Sigmund, Carl and Alfred report on assessments of the NOLA performance by local NC officials:
In an interview given on NBC17, officials here made it clear that local disaster plans are expected to 'do the job' for the first 48 to 72 hours, prior to the delivery of effective relief from FEMA. They also made clear that NO and LA officials were grossly incompetent.

In addition, one official suggested that the mayor and governor be brought up on manslaughter charges.
One thing sticks in my mind - a FEMA official saying that they only found out on Thursday about the 20,000 people in the NO convention center without food or water.

Howard also links to Schultz and NY Times editorials (pre-Katrina) that attack funding for levee projects. The arguments they advance (from EU Rota) are interesting, to say the least. The real question before us is whether we know how, for even fifty years, to make a city such as New Orleans relatively safe from a hurricane such as Katrina.

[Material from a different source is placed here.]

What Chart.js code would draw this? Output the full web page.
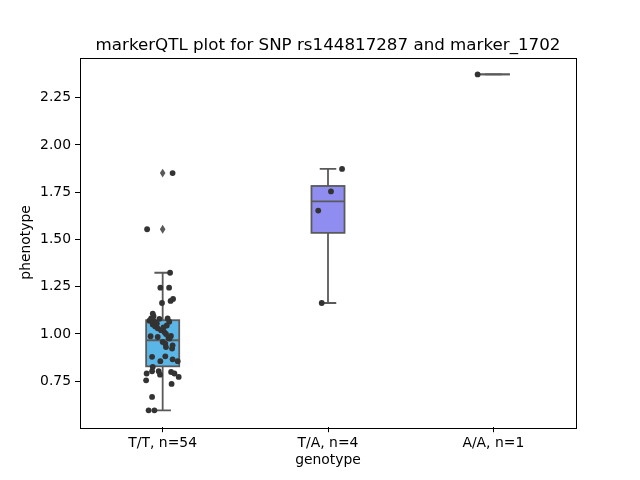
<!DOCTYPE html>
<html>
<head>
<meta charset="utf-8">
<script src="https://cdn.jsdelivr.net/npm/chart.js@4.4.1/dist/chart.umd.min.js"></script>
<style>html,body{margin:0;padding:0;background:#fff}</style>
</head>
<body>
<canvas id="c" width="640" height="480"></canvas>
<script>
const FONT = "'DejaVu Sans', sans-serif";
const TITULO = 'markerQTL plot for SNP rs144817287 and marker_1702';

// categorias y etiquetas
const genotypes = ['T/T', 'T/A', 'A/A'];
const tickLabels = ['T/T, n=54', 'T/A, n=4', 'A/A, n=1'];
const yTicks = [0.75, 1.00, 1.25, 1.50, 1.75, 2.00, 2.25];
const boxColors = ['#5ab6e6', '#8f8ef0', '#e88fe8'];

// estadisticas de las cajas
const q1 = [0.829, 1.535, 2.373];
const med = [0.967, 1.702, 2.373];
const q3 = [1.073, 1.783, 2.373];
const whiskLo = [0.596, 1.164, 2.373];
const whiskHi = [1.324, 1.873, 2.373];
const fliers = [[1.554, 1.851], [], []];

// puntos (valor y desplazamiento horizontal del jitter)
const ttValues = [1.851, 1.554, 1.324, 1.245, 1.245, 1.164, 1.175, 1.185, 1.108, 1.082,
  1.080, 1.082, 1.095, 1.070, 1.065, 1.050, 1.040, 1.030, 1.020, 1.010,
  1.000, 0.990, 0.980, 0.988, 0.984, 0.958, 0.949, 0.976, 0.940, 0.931,
  0.923, 0.879, 0.856, 0.882, 0.866, 0.856, 0.826, 0.755, 0.791, 0.803,
  0.803, 0.785, 0.799, 0.791, 0.773, 0.736, 0.667, 0.596, 0.596, 1.070,
  1.060, 1.055, 1.045, 1.035];
const ttJitter = [0.060, -0.094, 0.045, -0.014, 0.039, -0.004, 0.048, 0.063, -0.060, -0.070,
  -0.020, 0.030, -0.055, -0.080, 0.040, -0.060, -0.045, -0.030, -0.010, 0.010,
  0.020, 0.050, 0.035, -0.073, -0.030, 0.000, 0.016, 0.041, 0.060, 0.020,
  0.057, -0.064, -0.014, 0.016, 0.060, 0.091, -0.060, -0.100, -0.097, -0.064,
  -0.024, -0.016, 0.051, 0.071, 0.097, 0.054, -0.064, -0.085, -0.050, -0.055,
  -0.045, -0.035, 0.025, 0.005];
const taValues = [1.873, 1.754, 1.653, 1.164];
const taJitter = [0.085, 0.018, -0.059, -0.038];
const aaValues = [2.373];
const aaJitter = [-0.095];

const yMin = 0.507, yMax = 2.462;
const BOX_W = 0.2;
const LINEA = '#5a5a5a';

const grupos = [[ttValues, ttJitter], [taValues, taJitter], [aaValues, aaJitter]];
const puntos = [];
grupos.forEach(([vals, jit], i) => {
  vals.forEach((v, k) => puntos.push({ x: i + jit[k], y: v }));
});

Chart.register({
  id: 'cajas',
  beforeDatasetsDraw(chart) {
    const { ctx, scales: { x, y } } = chart;
    ctx.save();
    ctx.lineWidth = 1.8;
    ctx.strokeStyle = LINEA;
    genotypes.forEach((g, i) => {
      const xc = x.getPixelForValue(i);
      const half = x.getPixelForValue(i + BOX_W / 2) - xc;
      const yq1 = y.getPixelForValue(q1[i]), yq3 = y.getPixelForValue(q3[i]);
      const ylo = y.getPixelForValue(whiskLo[i]), yhi = y.getPixelForValue(whiskHi[i]);
      const ym = y.getPixelForValue(med[i]);
      // bigotes
      ctx.beginPath();
      ctx.moveTo(xc, yq3); ctx.lineTo(xc, yhi);
      ctx.moveTo(xc, yq1); ctx.lineTo(xc, ylo);
      ctx.moveTo(xc - half / 2, yhi); ctx.lineTo(xc + half / 2, yhi);
      ctx.moveTo(xc - half / 2, ylo); ctx.lineTo(xc + half / 2, ylo);
      ctx.stroke();
      // caja
      ctx.fillStyle = boxColors[i];
      ctx.fillRect(xc - half, yq3, 2 * half, yq1 - yq3);
      ctx.strokeRect(xc - half, yq3, 2 * half, yq1 - yq3);
      ctx.beginPath();
      ctx.moveTo(xc - half, ym); ctx.lineTo(xc + half, ym);
      ctx.stroke();
      // outliers en diamante
      ctx.fillStyle = LINEA;
      fliers[i].forEach(v => {
        const yp = y.getPixelForValue(v);
        ctx.beginPath();
        ctx.moveTo(xc, yp - 4.4); ctx.lineTo(xc + 2.8, yp);
        ctx.lineTo(xc, yp + 4.4); ctx.lineTo(xc - 2.8, yp);
        ctx.closePath(); ctx.fill();
      });
    });
    ctx.restore();
  },
  afterDraw(chart) {
    const { ctx, chartArea: a } = chart;
    ctx.save();
    ctx.strokeStyle = '#000';
    ctx.lineWidth = 1;
    ctx.strokeRect(Math.round(a.left) + 0.5, Math.round(a.top) + 0.5,
      Math.round(a.right - a.left), Math.round(a.bottom - a.top));
    ctx.fillStyle = '#000';
    ctx.textAlign = 'center';
    ctx.textBaseline = 'alphabetic';
    ctx.font = `16.7px ${FONT}`;
    ctx.fillText(TITULO, (a.left + a.right) / 2, 50);
    ctx.font = `13.9px ${FONT}`;
    ctx.fillText('genotype', (a.left + a.right) / 2, 464);
    ctx.translate(30, (a.top + a.bottom) / 2);
    ctx.rotate(-Math.PI / 2);
    ctx.fillText('phenotype', 0, 0);
    ctx.restore();
  }
});

new Chart(document.getElementById('c'), {
  type: 'scatter',
  data: {
    datasets: [{
      data: puntos,
      backgroundColor: '#333333',
      borderWidth: 0,
      pointRadius: 2.9,
      pointHoverRadius: 2.9
    }]
  },
  options: {
    responsive: false,
    animation: false,
    events: [],
    layout: { padding: { left: 0, right: 64, top: 57.6, bottom: 0 } },
    plugins: { legend: { display: false }, tooltip: { enabled: false }, title: { display: false } },
    scales: {
      x: {
        type: 'linear', min: -0.5, max: 2.5,
        afterBuildTicks: s => { s.ticks = genotypes.map((g, i) => ({ value: i })); },
        afterFit: s => { s.height = 52.8; },
        grid: { drawOnChartArea: false, drawTicks: true, tickLength: 5, color: '#000' },
        border: { display: false },
        ticks: { padding: 3, color: '#000', font: { family: FONT, size: 13.9 }, maxRotation: 0,
          callback: (v, i) => tickLabels[i] }
      },
      y: {
        type: 'linear', min: yMin, max: yMax,
        afterBuildTicks: s => { s.ticks = yTicks.map(v => ({ value: v })); },
        afterFit: s => { s.width = 80; },
        grid: { drawOnChartArea: false, drawTicks: true, tickLength: 5, color: '#000' },
        border: { display: false },
        ticks: { padding: 4, color: '#000', font: { family: FONT, size: 13.9 },
          callback: v => v.toFixed(2) }
      }
    }
  }
});
</script>
</body>
</html>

We may not. We were still in the study stage of trying to build a levee system to handle a category 4 or 5 hurricane, and to actually construct such a levee system would probably have taken another 15 years at a minimum. By the time it had been completed subsidence would already have weakened it.

We still don't have an explanation of why the 17th Street levee failed. It wasn't thought to be a dangerpoint. It broke, and it wasn't supposed to do that. I am somewhat skeptical that a levee system can be built on terrain like that of New Orleans to handle the challenge of a storm like Katrina. The higher you build them the more likely they are to fail.

Entire communities along the Mississippi have been abandoned because they were in a flood plain. There needs to be some sort of city where New Orleans is, but perhaps we could construct a floating city of some sort. A casualty count like the one we will see from NO is nothing to be taken lightly. Even perfect disaster planning would have left thousands of people dying in their houses in and around the New Orleans area.

Billions. That's what we have spent on New Orleans levees.

Someone needs to talk to the Army Corps of Engineers. Where the hell did the money go?
Into a system of levees designed to protect a constantly sinking city from a storm less powerful than Katrina.

I don't think it is really possible to protect such a wide area 15 feet below sea level on a coast from flooding.

The real surprise is that this hasn't happened sooner.
Reports are in that it was the new levees that broke, the old ones held perfectly. Cynics like me suspect crooked city employees and contractors, that the levees were not built to specs......
Howard, that is a possibility. It is one that hadn't occurred to me. After looking at the location, I think the vibrations from the bridge caused enough subsidence to alter the integrity of the original concrete components of the levee structure.

People are ignoring the reality, which is that NO continues to sink. LA's survey of highways reported a rate of 8 to 20 inches in the last 20 years. NO as a whole isn't settling that fast.

Earthen levees settle differently because there is more "flex" in them than concrete and steel levees. Any location like that (next to a bridge) will be subjected to vibrations that will make the underlying soil compact and settle more quickly than surrounding areas.

Again, I am not sure that people are being realistic about our ability to build a levee system that can provide sure protection for a category 4 or 5 storm in such a location.

It is commonplace to do a site survey before erecting large buildings. The survey examines the underlying soil characteristics to ensure that the building won't shift, settle and lose its structural integrity. There is not the ability to select locations in NO that have stable geological sites, so you have to expect levee failures.

Earthen berms can easily be eroded and washed away by overtopping during storm surges. The concrete components were supposed to be protection against that. However, it is at least possible that the soil settling underneath created some weak spots.

I bet other levees will be found to have similar weaknesses after the water is drained from NO.